→ **GIVEN INSTRUCTION**:
Quote each line of the material verbatim, without the pictures.

→ **DATA LINES**:
/---

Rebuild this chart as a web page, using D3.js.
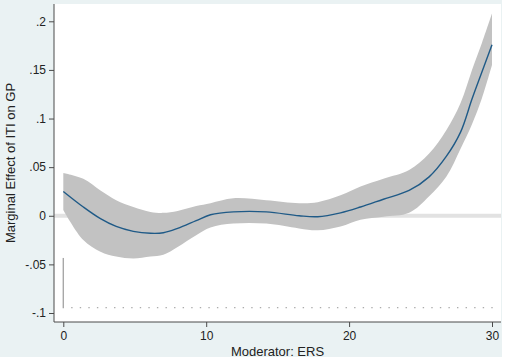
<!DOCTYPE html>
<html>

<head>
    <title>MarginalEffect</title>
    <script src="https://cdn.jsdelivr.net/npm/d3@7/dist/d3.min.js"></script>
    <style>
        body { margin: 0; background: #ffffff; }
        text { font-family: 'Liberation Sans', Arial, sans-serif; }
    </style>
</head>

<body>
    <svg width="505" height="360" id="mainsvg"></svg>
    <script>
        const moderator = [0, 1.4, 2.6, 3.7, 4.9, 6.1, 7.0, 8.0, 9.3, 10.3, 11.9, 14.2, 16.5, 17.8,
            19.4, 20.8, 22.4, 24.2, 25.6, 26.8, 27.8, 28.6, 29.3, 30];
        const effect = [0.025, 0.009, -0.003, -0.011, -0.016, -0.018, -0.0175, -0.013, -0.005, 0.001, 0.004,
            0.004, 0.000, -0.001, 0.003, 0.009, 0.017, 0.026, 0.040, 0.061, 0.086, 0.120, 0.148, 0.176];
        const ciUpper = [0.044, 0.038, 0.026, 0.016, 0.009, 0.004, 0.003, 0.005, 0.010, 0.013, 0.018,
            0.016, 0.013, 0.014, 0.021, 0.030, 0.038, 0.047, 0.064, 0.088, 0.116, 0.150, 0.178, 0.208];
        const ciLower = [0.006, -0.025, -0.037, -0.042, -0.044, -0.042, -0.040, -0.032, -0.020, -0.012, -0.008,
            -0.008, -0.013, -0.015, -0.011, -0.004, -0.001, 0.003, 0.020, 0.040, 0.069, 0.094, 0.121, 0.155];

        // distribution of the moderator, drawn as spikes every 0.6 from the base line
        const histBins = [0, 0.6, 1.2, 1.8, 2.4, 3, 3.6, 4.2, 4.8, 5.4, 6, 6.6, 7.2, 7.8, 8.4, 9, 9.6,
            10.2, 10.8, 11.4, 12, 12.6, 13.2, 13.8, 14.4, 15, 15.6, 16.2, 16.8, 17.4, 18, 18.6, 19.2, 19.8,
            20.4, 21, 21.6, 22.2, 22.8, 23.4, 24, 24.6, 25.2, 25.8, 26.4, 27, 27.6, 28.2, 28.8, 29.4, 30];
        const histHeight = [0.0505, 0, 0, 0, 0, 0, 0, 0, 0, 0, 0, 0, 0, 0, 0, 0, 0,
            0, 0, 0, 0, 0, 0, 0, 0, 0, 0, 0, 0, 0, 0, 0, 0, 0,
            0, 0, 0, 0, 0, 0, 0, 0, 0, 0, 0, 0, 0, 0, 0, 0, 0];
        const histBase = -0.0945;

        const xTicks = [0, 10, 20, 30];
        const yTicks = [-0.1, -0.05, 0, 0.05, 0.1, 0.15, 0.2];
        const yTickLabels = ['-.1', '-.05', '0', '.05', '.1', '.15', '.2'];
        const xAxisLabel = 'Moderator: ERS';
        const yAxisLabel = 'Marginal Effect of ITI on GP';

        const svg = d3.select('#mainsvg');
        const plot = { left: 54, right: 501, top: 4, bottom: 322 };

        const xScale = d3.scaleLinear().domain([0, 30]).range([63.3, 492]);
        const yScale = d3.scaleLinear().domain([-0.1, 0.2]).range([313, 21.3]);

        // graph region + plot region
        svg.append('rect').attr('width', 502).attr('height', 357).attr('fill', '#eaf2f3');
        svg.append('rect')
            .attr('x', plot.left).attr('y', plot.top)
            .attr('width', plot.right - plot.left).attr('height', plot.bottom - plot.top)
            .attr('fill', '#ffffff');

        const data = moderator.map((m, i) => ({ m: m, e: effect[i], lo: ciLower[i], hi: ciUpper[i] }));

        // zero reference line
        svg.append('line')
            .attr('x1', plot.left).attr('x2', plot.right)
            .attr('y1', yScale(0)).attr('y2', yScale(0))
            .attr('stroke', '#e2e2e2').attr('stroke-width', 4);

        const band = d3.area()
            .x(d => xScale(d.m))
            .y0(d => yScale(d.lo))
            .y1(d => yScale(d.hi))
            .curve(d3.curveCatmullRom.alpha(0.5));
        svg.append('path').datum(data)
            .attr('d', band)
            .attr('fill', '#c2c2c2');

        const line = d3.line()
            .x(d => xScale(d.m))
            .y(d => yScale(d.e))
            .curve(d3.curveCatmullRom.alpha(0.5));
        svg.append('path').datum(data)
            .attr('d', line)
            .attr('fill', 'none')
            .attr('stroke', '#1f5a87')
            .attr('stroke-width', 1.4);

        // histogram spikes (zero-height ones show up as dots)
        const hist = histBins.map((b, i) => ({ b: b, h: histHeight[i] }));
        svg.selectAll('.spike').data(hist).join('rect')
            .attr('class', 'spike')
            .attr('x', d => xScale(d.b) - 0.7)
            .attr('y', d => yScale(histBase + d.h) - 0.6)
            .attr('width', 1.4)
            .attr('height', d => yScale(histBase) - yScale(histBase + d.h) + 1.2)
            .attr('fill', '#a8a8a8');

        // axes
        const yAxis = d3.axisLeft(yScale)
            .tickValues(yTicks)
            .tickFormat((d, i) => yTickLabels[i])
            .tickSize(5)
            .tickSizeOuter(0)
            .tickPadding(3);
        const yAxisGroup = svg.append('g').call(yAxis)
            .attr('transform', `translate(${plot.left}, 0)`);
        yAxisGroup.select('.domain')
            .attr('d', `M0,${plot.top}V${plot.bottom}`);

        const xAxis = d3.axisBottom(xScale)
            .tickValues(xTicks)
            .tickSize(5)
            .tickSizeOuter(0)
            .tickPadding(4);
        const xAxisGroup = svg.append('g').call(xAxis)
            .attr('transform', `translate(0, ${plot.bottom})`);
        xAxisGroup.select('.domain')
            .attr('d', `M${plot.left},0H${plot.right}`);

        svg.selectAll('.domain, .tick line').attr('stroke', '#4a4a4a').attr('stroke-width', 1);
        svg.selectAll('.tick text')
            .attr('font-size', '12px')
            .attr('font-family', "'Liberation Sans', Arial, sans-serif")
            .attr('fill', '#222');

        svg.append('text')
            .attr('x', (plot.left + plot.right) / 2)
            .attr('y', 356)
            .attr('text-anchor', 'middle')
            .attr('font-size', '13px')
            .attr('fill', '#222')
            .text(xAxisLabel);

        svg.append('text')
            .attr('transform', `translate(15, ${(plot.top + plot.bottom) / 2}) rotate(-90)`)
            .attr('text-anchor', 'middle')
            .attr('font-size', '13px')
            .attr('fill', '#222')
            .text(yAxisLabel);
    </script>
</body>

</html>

\---

→ **RESPONSE**:
Rebuild this chart as a web page, using D3.js.
<!DOCTYPE html>
<html>

<head>
    <title>MarginalEffect</title>
    <script src="https://cdn.jsdelivr.net/npm/d3@7/dist/d3.min.js"></script>
    <style>
        body { margin: 0; background: #ffffff; }
        text { font-family: 'Liberation Sans', Arial, sans-serif; }
    </style>
</head>

<body>
    <svg width="505" height="360" id="mainsvg"></svg>
    <script>
        const moderator = [0, 1.4, 2.6, 3.7, 4.9, 6.1, 7.0, 8.0, 9.3, 10.3, 11.9, 14.2, 16.5, 17.8,
            19.4, 20.8, 22.4, 24.2, 25.6, 26.8, 27.8, 28.6, 29.3, 30];
        const effect = [0.025, 0.009, -0.003, -0.011, -0.016, -0.018, -0.0175, -0.013, -0.005, 0.001, 0.004,
            0.004, 0.000, -0.001, 0.003, 0.009, 0.017, 0.026, 0.040, 0.061, 0.086, 0.120, 0.148, 0.176];
        const ciUpper = [0.044, 0.038, 0.026, 0.016, 0.009, 0.004, 0.003, 0.005, 0.010, 0.013, 0.018,
            0.016, 0.013, 0.014, 0.021, 0.030, 0.038, 0.047, 0.064, 0.088, 0.116, 0.150, 0.178, 0.208];
        const ciLower = [0.006, -0.025, -0.037, -0.042, -0.044, -0.042, -0.040, -0.032, -0.020, -0.012, -0.008,
            -0.008, -0.013, -0.015, -0.011, -0.004, -0.001, 0.003, 0.020, 0.040, 0.069, 0.094, 0.121, 0.155];

        // distribution of the moderator, drawn as spikes every 0.6 from the base line
        const histBins = [0, 0.6, 1.2, 1.8, 2.4, 3, 3.6, 4.2, 4.8, 5.4, 6, 6.6, 7.2, 7.8, 8.4, 9, 9.6,
            10.2, 10.8, 11.4, 12, 12.6, 13.2, 13.8, 14.4, 15, 15.6, 16.2, 16.8, 17.4, 18, 18.6, 19.2, 19.8,
            20.4, 21, 21.6, 22.2, 22.8, 23.4, 24, 24.6, 25.2, 25.8, 26.4, 27, 27.6, 28.2, 28.8, 29.4, 30];
        const histHeight = [0.0505, 0, 0, 0, 0, 0, 0, 0, 0, 0, 0, 0, 0, 0, 0, 0, 0,
            0, 0, 0, 0, 0, 0, 0, 0, 0, 0, 0, 0, 0, 0, 0, 0, 0,
            0, 0, 0, 0, 0, 0, 0, 0, 0, 0, 0, 0, 0, 0, 0, 0, 0];
        const histBase = -0.0945;

        const xTicks = [0, 10, 20, 30];
        const yTicks = [-0.1, -0.05, 0, 0.05, 0.1, 0.15, 0.2];
        const yTickLabels = ['-.1', '-.05', '0', '.05', '.1', '.15', '.2'];
        const xAxisLabel = 'Moderator: ERS';
        const yAxisLabel = 'Marginal Effect of ITI on GP';

        const svg = d3.select('#mainsvg');
        const plot = { left: 54, right: 501, top: 4, bottom: 322 };

        const xScale = d3.scaleLinear().domain([0, 30]).range([63.3, 492]);
        const yScale = d3.scaleLinear().domain([-0.1, 0.2]).range([313, 21.3]);

        // graph region + plot region
        svg.append('rect').attr('width', 502).attr('height', 357).attr('fill', '#eaf2f3');
        svg.append('rect')
            .attr('x', plot.left).attr('y', plot.top)
            .attr('width', plot.right - plot.left).attr('height', plot.bottom - plot.top)
            .attr('fill', '#ffffff');

        const data = moderator.map((m, i) => ({ m: m, e: effect[i], lo: ciLower[i], hi: ciUpper[i] }));

        // zero reference line
        svg.append('line')
            .attr('x1', plot.left).attr('x2', plot.right)
            .attr('y1', yScale(0)).attr('y2', yScale(0))
            .attr('stroke', '#e2e2e2').attr('stroke-width', 4);

        const band = d3.area()
            .x(d => xScale(d.m))
            .y0(d => yScale(d.lo))
            .y1(d => yScale(d.hi))
            .curve(d3.curveCatmullRom.alpha(0.5));
        svg.append('path').datum(data)
            .attr('d', band)
            .attr('fill', '#c2c2c2');

        const line = d3.line()
            .x(d => xScale(d.m))
            .y(d => yScale(d.e))
            .curve(d3.curveCatmullRom.alpha(0.5));
        svg.append('path').datum(data)
            .attr('d', line)
            .attr('fill', 'none')
            .attr('stroke', '#1f5a87')
            .attr('stroke-width', 1.4);

        // histogram spikes (zero-height ones show up as dots)
        const hist = histBins.map((b, i) => ({ b: b, h: histHeight[i] }));
        svg.selectAll('.spike').data(hist).join('rect')
            .attr('class', 'spike')
            .attr('x', d => xScale(d.b) - 0.7)
            .attr('y', d => yScale(histBase + d.h) - 0.6)
            .attr('width', 1.4)
            .attr('height', d => yScale(histBase) - yScale(histBase + d.h) + 1.2)
            .attr('fill', '#a8a8a8');

        // axes
        const yAxis = d3.axisLeft(yScale)
            .tickValues(yTicks)
            .tickFormat((d, i) => yTickLabels[i])
            .tickSize(5)
            .tickSizeOuter(0)
            .tickPadding(3);
        const yAxisGroup = svg.append('g').call(yAxis)
            .attr('transform', `translate(${plot.left}, 0)`);
        yAxisGroup.select('.domain')
            .attr('d', `M0,${plot.top}V${plot.bottom}`);

        const xAxis = d3.axisBottom(xScale)
            .tickValues(xTicks)
            .tickSize(5)
            .tickSizeOuter(0)
            .tickPadding(4);
        const xAxisGroup = svg.append('g').call(xAxis)
            .attr('transform', `translate(0, ${plot.bottom})`);
        xAxisGroup.select('.domain')
            .attr('d', `M${plot.left},0H${plot.right}`);

        svg.selectAll('.domain, .tick line').attr('stroke', '#4a4a4a').attr('stroke-width', 1);
        svg.selectAll('.tick text')
            .attr('font-size', '12px')
            .attr('font-family', "'Liberation Sans', Arial, sans-serif")
            .attr('fill', '#222');

        svg.append('text')
            .attr('x', (plot.left + plot.right) / 2)
            .attr('y', 356)
            .attr('text-anchor', 'middle')
            .attr('font-size', '13px')
            .attr('fill', '#222')
            .text(xAxisLabel);

        svg.append('text')
            .attr('transform', `translate(15, ${(plot.top + plot.bottom) / 2}) rotate(-90)`)
            .attr('text-anchor', 'middle')
            .attr('font-size', '13px')
            .attr('fill', '#222')
            .text(yAxisLabel);
    </script>
</body>

</html>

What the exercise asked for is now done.